Los Angeles County Museum of Art (LACMA)
Sunday, April 13, 2014
Robert Linrothe, specialist in Buddhist art of the Himalayas, examines the artistic grandeur of the Sumstek shrine in present-day northern India in his talk titled “The Three-Story ‘Heap of Jewels’: A Buddhist Shrine at Alchi in the Western Himalayas.” A site famous for its architecture, sculpture, and painting it is one of the surviving wonders of the Himalayan world.
The Tibetan name of this shrine (gsum brtsegs rin chen brtsegs pa) refers to a metaphorical “heap of jewels” in the sense of portraying the Tibetan Buddhist understanding of valuable truths. But in another sense, the name is also literally true: some of the pigments of the wall paintings were ground precious stones and metals such as azurite and gold. All four interior walls, and three over-life-size sculptures are covered with miniature paintings, as if the artists were trained manuscript illuminators tasked with making murals.
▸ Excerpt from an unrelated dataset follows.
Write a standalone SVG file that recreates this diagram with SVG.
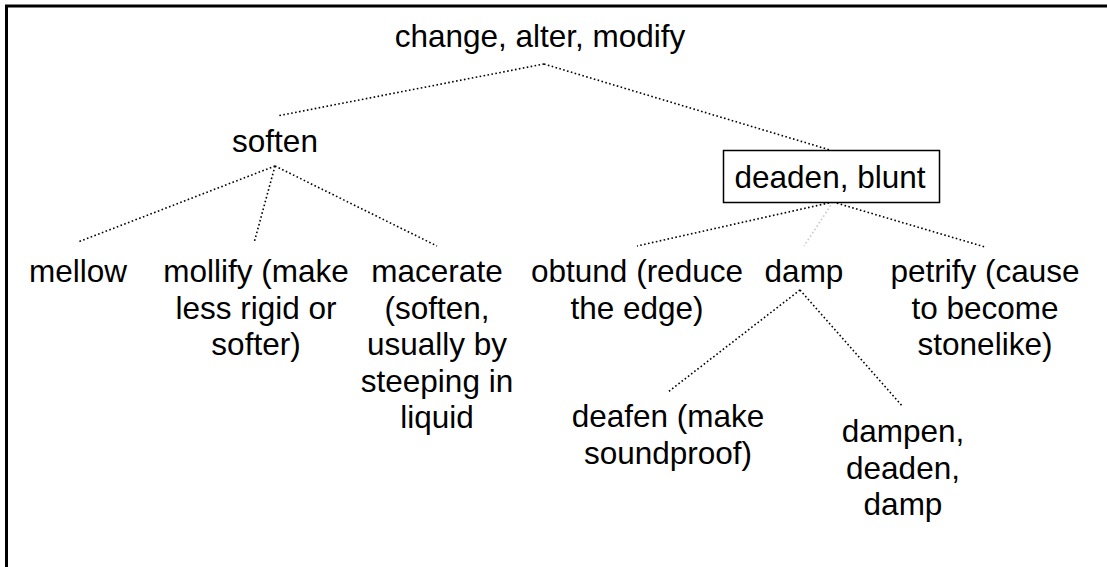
<svg xmlns="http://www.w3.org/2000/svg" width="1107" height="567" viewBox="0 0 1107 567">
<style>
text{font-family:"Liberation Sans",Arial,sans-serif;font-size:31.5px;fill:#000;text-anchor:middle}
.c{stroke:#000;stroke-width:1.6;stroke-dasharray:1.6 2.4;fill:none}
.g{stroke:#c8c8c8}
</style>
<rect x="0" y="0" width="1107" height="567" fill="#fff"/>
<rect x="6.5" y="6" width="1200" height="700" fill="none" stroke="#000" stroke-width="3"/>
<g id="connectors">
<line class="c" x1="544" y1="64" x2="277" y2="116"/>
<line class="c" x1="544" y1="64" x2="830" y2="150"/>
<line class="c" x1="275" y1="166" x2="78" y2="242"/>
<line class="c" x1="275" y1="166" x2="254" y2="243"/>
<line class="c" x1="275" y1="166" x2="437" y2="246"/>
<line class="c" x1="833" y1="202" x2="637" y2="246"/>
<line class="c g" x1="833" y1="202" x2="804" y2="246"/>
<line class="c" x1="833" y1="202" x2="985" y2="247"/>
<line class="c" x1="800" y1="290" x2="668" y2="392"/>
<line class="c" x1="800" y1="290" x2="903" y2="407"/>
</g>
<g id="n-change"><text x="540" y="47">change, alter, modify</text></g>
<g id="n-soften"><text x="275" y="152">soften</text></g>
<g id="n-deaden"><rect x="723.5" y="150.5" width="216" height="52" fill="#fff" stroke="#000" stroke-width="1.5"/><text x="830" y="188">deaden, blunt</text></g>
<g id="n-mellow"><text x="78" y="282">mellow</text></g>
<g id="n-mollify"><text x="256" y="282">mollify (make<tspan x="256" dy="36.5">less rigid or</tspan><tspan x="256" dy="36.5">softer)</tspan></text></g>
<g id="n-macerate"><text x="437" y="282">macerate<tspan x="437" dy="36.5">(soften,</tspan><tspan x="437" dy="36.5">usually by</tspan><tspan x="437" dy="36.5">steeping in</tspan><tspan x="437" dy="36.5">liquid</tspan></text></g>
<g id="n-obtund"><text x="637" y="282">obtund (reduce<tspan x="637" dy="36.5">the edge)</tspan></text></g>
<g id="n-damp"><text x="804" y="282">damp</text></g>
<g id="n-petrify"><text x="985" y="282">petrify (cause<tspan x="985" dy="36.5">to become</tspan><tspan x="985" dy="36.5">stonelike)</tspan></text></g>
<g id="n-deafen"><text x="668" y="427">deafen (make<tspan x="668" dy="36.5">soundproof)</tspan></text></g>
<g id="n-dampen"><text x="903" y="442">dampen,<tspan x="903" dy="36.5">deaden,</tspan><tspan x="903" dy="36.5">damp</tspan></text></g>
</svg>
Despite the importance of this site as a benchmark in the history of Himalayan art, its date is still controversial. Professor Linrothe discusses the attribution of the bulk of the painting to Kashmiri-trained artists, examines what is at stake in the dating controversy, and assesses the evidence on both sides of the question.
Robert Linrothe is an associate professor of art history at Northwestern University. From 2002 to 2004 he served as the inaugural curator of Himalayan Art at the Rubin Museum in New York. In 2008 he was a scholar in residence at the Getty Research Institute.